SET TASK ▸
Faithfully return all lines, omitting every embedded picture.

* Start INFORMATION SHOWN *

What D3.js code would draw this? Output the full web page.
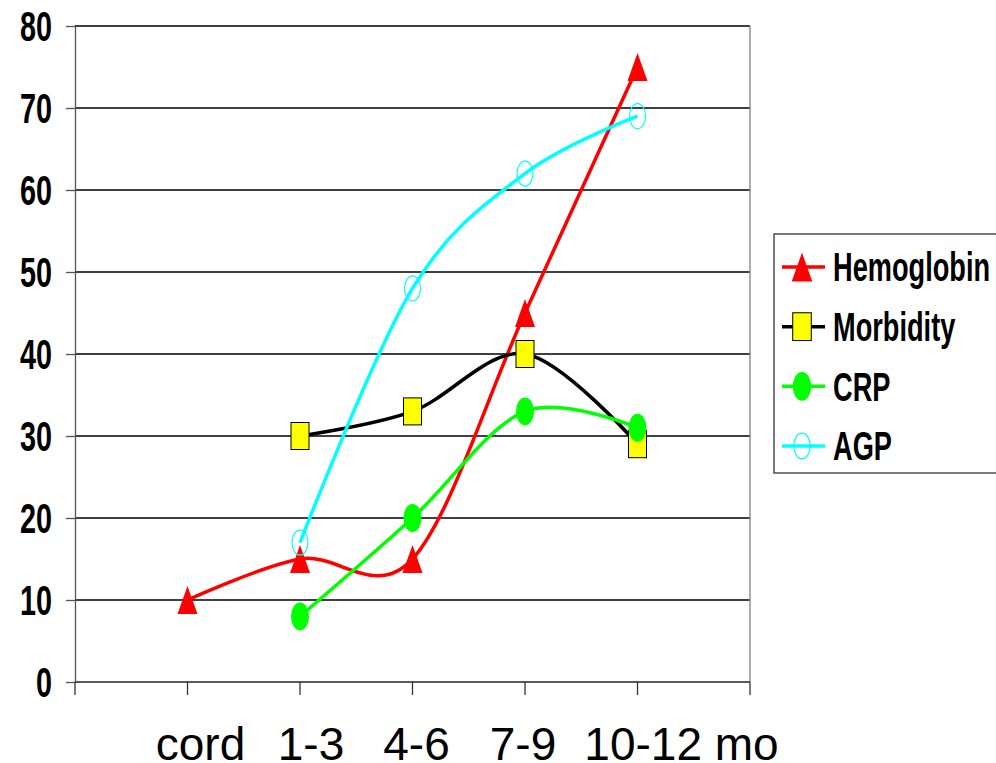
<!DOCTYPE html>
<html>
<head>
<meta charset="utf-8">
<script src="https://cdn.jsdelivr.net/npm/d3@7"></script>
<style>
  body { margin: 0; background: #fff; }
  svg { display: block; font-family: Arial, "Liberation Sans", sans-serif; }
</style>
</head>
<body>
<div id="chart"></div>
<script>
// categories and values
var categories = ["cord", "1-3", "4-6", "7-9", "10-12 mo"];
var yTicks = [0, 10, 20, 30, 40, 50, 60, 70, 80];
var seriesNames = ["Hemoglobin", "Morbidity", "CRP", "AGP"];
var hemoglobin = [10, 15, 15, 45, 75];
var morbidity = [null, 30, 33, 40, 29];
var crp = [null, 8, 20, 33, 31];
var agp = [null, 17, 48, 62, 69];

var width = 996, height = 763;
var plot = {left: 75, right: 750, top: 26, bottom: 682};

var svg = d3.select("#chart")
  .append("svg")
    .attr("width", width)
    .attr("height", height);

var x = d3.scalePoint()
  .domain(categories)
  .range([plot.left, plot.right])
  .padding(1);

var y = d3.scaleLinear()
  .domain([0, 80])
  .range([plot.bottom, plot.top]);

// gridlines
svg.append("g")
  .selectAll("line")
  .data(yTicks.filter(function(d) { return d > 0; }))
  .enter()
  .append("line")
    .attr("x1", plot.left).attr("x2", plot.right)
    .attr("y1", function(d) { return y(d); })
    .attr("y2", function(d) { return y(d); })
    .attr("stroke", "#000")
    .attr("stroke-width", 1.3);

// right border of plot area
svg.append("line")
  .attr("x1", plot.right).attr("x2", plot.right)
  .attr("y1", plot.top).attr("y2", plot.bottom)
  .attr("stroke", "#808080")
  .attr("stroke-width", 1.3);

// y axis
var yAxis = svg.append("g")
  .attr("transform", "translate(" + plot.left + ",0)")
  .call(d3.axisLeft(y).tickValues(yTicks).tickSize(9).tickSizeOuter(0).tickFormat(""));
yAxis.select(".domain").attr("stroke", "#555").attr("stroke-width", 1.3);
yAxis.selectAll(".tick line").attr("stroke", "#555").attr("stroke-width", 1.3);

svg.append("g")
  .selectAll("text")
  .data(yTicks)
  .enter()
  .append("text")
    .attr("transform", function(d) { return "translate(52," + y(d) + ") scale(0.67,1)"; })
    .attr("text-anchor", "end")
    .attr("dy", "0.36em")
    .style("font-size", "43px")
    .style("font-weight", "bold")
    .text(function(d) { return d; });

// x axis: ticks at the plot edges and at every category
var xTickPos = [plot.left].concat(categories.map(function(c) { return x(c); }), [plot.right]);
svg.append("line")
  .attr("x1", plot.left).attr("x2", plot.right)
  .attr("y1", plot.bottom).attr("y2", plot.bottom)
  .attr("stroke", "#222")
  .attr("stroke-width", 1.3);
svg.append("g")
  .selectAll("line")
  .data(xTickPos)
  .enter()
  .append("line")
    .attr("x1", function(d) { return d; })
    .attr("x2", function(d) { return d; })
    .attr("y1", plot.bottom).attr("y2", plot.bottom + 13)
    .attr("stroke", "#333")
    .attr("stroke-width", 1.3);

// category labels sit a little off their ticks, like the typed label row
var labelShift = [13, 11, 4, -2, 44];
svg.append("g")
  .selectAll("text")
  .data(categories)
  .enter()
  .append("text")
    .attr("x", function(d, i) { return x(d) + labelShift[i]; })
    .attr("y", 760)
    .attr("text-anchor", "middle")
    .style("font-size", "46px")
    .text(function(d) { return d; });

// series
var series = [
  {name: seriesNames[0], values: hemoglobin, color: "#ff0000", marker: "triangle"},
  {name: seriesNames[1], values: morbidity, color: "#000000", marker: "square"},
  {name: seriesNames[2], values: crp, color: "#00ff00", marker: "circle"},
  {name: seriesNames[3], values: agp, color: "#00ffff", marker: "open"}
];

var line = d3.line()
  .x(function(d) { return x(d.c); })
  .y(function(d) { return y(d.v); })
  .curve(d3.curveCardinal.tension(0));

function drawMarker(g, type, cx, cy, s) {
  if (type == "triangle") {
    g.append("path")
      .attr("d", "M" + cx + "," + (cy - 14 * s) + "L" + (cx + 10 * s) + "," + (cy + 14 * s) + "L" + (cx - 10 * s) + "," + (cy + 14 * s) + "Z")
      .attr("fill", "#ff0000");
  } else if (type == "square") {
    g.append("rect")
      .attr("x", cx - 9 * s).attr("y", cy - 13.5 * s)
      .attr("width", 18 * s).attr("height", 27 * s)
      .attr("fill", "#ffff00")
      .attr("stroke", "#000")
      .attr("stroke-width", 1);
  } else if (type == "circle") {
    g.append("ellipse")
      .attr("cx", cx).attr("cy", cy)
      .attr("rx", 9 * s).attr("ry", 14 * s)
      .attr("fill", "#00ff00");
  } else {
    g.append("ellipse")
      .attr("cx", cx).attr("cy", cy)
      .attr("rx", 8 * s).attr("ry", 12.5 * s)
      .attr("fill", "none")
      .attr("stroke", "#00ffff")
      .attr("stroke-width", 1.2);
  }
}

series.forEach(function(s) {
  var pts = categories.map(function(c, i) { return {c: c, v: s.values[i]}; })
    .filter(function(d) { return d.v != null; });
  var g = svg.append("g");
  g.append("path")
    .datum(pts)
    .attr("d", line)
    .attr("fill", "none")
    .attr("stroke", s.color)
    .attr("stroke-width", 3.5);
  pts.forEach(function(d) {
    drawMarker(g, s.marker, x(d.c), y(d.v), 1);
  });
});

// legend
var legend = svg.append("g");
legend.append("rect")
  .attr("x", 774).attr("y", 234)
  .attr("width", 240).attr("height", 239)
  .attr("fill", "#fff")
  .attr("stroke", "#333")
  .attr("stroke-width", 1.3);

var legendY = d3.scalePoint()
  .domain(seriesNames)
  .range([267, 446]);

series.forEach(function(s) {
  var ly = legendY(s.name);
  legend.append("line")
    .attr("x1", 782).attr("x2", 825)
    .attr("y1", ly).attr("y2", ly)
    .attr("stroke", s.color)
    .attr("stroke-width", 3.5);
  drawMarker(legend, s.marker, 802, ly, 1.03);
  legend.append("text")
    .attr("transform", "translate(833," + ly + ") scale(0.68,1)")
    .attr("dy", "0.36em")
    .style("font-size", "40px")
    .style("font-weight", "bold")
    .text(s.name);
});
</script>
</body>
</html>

* End INFORMATION SHOWN *

RESULT ▸
What D3.js code would draw this? Output the full web page.
<!DOCTYPE html>
<html>
<head>
<meta charset="utf-8">
<script src="https://cdn.jsdelivr.net/npm/d3@7"></script>
<style>
  body { margin: 0; background: #fff; }
  svg { display: block; font-family: Arial, "Liberation Sans", sans-serif; }
</style>
</head>
<body>
<div id="chart"></div>
<script>
// categories and values
var categories = ["cord", "1-3", "4-6", "7-9", "10-12 mo"];
var yTicks = [0, 10, 20, 30, 40, 50, 60, 70, 80];
var seriesNames = ["Hemoglobin", "Morbidity", "CRP", "AGP"];
var hemoglobin = [10, 15, 15, 45, 75];
var morbidity = [null, 30, 33, 40, 29];
var crp = [null, 8, 20, 33, 31];
var agp = [null, 17, 48, 62, 69];

var width = 996, height = 763;
var plot = {left: 75, right: 750, top: 26, bottom: 682};

var svg = d3.select("#chart")
  .append("svg")
    .attr("width", width)
    .attr("height", height);

var x = d3.scalePoint()
  .domain(categories)
  .range([plot.left, plot.right])
  .padding(1);

var y = d3.scaleLinear()
  .domain([0, 80])
  .range([plot.bottom, plot.top]);

// gridlines
svg.append("g")
  .selectAll("line")
  .data(yTicks.filter(function(d) { return d > 0; }))
  .enter()
  .append("line")
    .attr("x1", plot.left).attr("x2", plot.right)
    .attr("y1", function(d) { return y(d); })
    .attr("y2", function(d) { return y(d); })
    .attr("stroke", "#000")
    .attr("stroke-width", 1.3);

// right border of plot area
svg.append("line")
  .attr("x1", plot.right).attr("x2", plot.right)
  .attr("y1", plot.top).attr("y2", plot.bottom)
  .attr("stroke", "#808080")
  .attr("stroke-width", 1.3);

// y axis
var yAxis = svg.append("g")
  .attr("transform", "translate(" + plot.left + ",0)")
  .call(d3.axisLeft(y).tickValues(yTicks).tickSize(9).tickSizeOuter(0).tickFormat(""));
yAxis.select(".domain").attr("stroke", "#555").attr("stroke-width", 1.3);
yAxis.selectAll(".tick line").attr("stroke", "#555").attr("stroke-width", 1.3);

svg.append("g")
  .selectAll("text")
  .data(yTicks)
  .enter()
  .append("text")
    .attr("transform", function(d) { return "translate(52," + y(d) + ") scale(0.67,1)"; })
    .attr("text-anchor", "end")
    .attr("dy", "0.36em")
    .style("font-size", "43px")
    .style("font-weight", "bold")
    .text(function(d) { return d; });

// x axis: ticks at the plot edges and at every category
var xTickPos = [plot.left].concat(categories.map(function(c) { return x(c); }), [plot.right]);
svg.append("line")
  .attr("x1", plot.left).attr("x2", plot.right)
  .attr("y1", plot.bottom).attr("y2", plot.bottom)
  .attr("stroke", "#222")
  .attr("stroke-width", 1.3);
svg.append("g")
  .selectAll("line")
  .data(xTickPos)
  .enter()
  .append("line")
    .attr("x1", function(d) { return d; })
    .attr("x2", function(d) { return d; })
    .attr("y1", plot.bottom).attr("y2", plot.bottom + 13)
    .attr("stroke", "#333")
    .attr("stroke-width", 1.3);

// category labels sit a little off their ticks, like the typed label row
var labelShift = [13, 11, 4, -2, 44];
svg.append("g")
  .selectAll("text")
  .data(categories)
  .enter()
  .append("text")
    .attr("x", function(d, i) { return x(d) + labelShift[i]; })
    .attr("y", 760)
    .attr("text-anchor", "middle")
    .style("font-size", "46px")
    .text(function(d) { return d; });

// series
var series = [
  {name: seriesNames[0], values: hemoglobin, color: "#ff0000", marker: "triangle"},
  {name: seriesNames[1], values: morbidity, color: "#000000", marker: "square"},
  {name: seriesNames[2], values: crp, color: "#00ff00", marker: "circle"},
  {name: seriesNames[3], values: agp, color: "#00ffff", marker: "open"}
];

var line = d3.line()
  .x(function(d) { return x(d.c); })
  .y(function(d) { return y(d.v); })
  .curve(d3.curveCardinal.tension(0));

function drawMarker(g, type, cx, cy, s) {
  if (type == "triangle") {
    g.append("path")
      .attr("d", "M" + cx + "," + (cy - 14 * s) + "L" + (cx + 10 * s) + "," + (cy + 14 * s) + "L" + (cx - 10 * s) + "," + (cy + 14 * s) + "Z")
      .attr("fill", "#ff0000");
  } else if (type == "square") {
    g.append("rect")
      .attr("x", cx - 9 * s).attr("y", cy - 13.5 * s)
      .attr("width", 18 * s).attr("height", 27 * s)
      .attr("fill", "#ffff00")
      .attr("stroke", "#000")
      .attr("stroke-width", 1);
  } else if (type == "circle") {
    g.append("ellipse")
      .attr("cx", cx).attr("cy", cy)
      .attr("rx", 9 * s).attr("ry", 14 * s)
      .attr("fill", "#00ff00");
  } else {
    g.append("ellipse")
      .attr("cx", cx).attr("cy", cy)
      .attr("rx", 8 * s).attr("ry", 12.5 * s)
      .attr("fill", "none")
      .attr("stroke", "#00ffff")
      .attr("stroke-width", 1.2);
  }
}

series.forEach(function(s) {
  var pts = categories.map(function(c, i) { return {c: c, v: s.values[i]}; })
    .filter(function(d) { return d.v != null; });
  var g = svg.append("g");
  g.append("path")
    .datum(pts)
    .attr("d", line)
    .attr("fill", "none")
    .attr("stroke", s.color)
    .attr("stroke-width", 3.5);
  pts.forEach(function(d) {
    drawMarker(g, s.marker, x(d.c), y(d.v), 1);
  });
});

// legend
var legend = svg.append("g");
legend.append("rect")
  .attr("x", 774).attr("y", 234)
  .attr("width", 240).attr("height", 239)
  .attr("fill", "#fff")
  .attr("stroke", "#333")
  .attr("stroke-width", 1.3);

var legendY = d3.scalePoint()
  .domain(seriesNames)
  .range([267, 446]);

series.forEach(function(s) {
  var ly = legendY(s.name);
  legend.append("line")
    .attr("x1", 782).attr("x2", 825)
    .attr("y1", ly).attr("y2", ly)
    .attr("stroke", s.color)
    .attr("stroke-width", 3.5);
  drawMarker(legend, s.marker, 802, ly, 1.03);
  legend.append("text")
    .attr("transform", "translate(833," + ly + ") scale(0.68,1)")
    .attr("dy", "0.36em")
    .style("font-size", "40px")
    .style("font-weight", "bold")
    .text(s.name);
});
</script>
</body>
</html>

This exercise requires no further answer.